Unity gives a metaphysical interpretation of scriptures.  Rev. Joanne tells us that in this passage, the temple of God represents each of us, and that angels represent divine ideas.  The temple filled with smoke represents our ideas about ourselves that we are not good enough.  When we feel this way, we have a built-in reason to respond to God’s call with “no Lord, not me.

The hot coals on our lips represent allowing ourselves to speak the Truth of any situation and of who we are.  Fire represents transformative power.  In this passage it transforms Isaiah saying “I’m not good enough” to “here I am, send me!”

Too often we think the ones who have “heard the call” are the people we see onstage – ministers, priests, rabbis and prophets.  But as Rev. Joanne tells us, the divine is calling all of us, because all of us are divine.  Because we are all divine, we all have an expression of the divine to share, a sacred creative vocation that is uniquely ours that has nothing to do with our career.
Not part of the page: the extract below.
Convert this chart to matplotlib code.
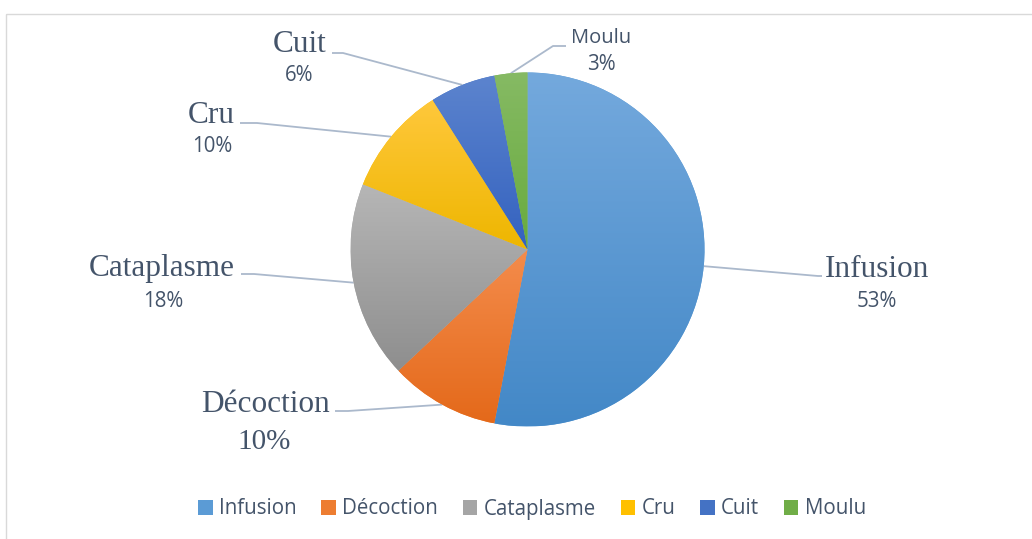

We are creative beings by our very nature.  When we realize this, we cannot help but express that nature in everything that we do.  One such path is spiritual leadership, which may or may not manifest as a position that earns a income.  But each of us, in whatever activity we engage to earn our living, are in fact expressing sacred creative vocation by being the best teacher, salesperson, admin, factory worker, or any job we hold.  Being the best does not necessarily mean that we win awards or earn a high salary, but bringing to our daily activities an attitude of service to others and gratitude for all that we have, all that we are, and all that we are becoming.

Rev. Joanne did take on sacred service in spiritual leadership, and has been an exemplary in walking her talk.  But as she tells us, for her sacred creative vocation is not tied to her career position as minister, but rather being aware and conscious of what it means to be love expressing at any moment, in any circumstance, transforming herself and therefore transforming whatever is happening in the process.  We see that not only does this have nothing to do with being a minister, but it also has nothing to do with any job.  Unless our “job” is to be love in action – which it is.  Truly a labor of love.

Now Go and Be the Light.

Scripture

And we know that in all things God works for the good of those who love him, who have been called according to his purpose.  Romans 8:28

Spiritual Practice

Made in the image of the Creator, every one of us carries within us the capacity to be a mystic, to be creative, to be visionary, and to be an agent for positive change.  It is our responsibility to say "here I am, send me" and to cultivate our capacity to benefit the earth and all it’s creatures.  What are we creating in this world that will cause positive ripples into the future?  Begin each day with the idea, "Here I am, send me."  How can you be a daily expression of God?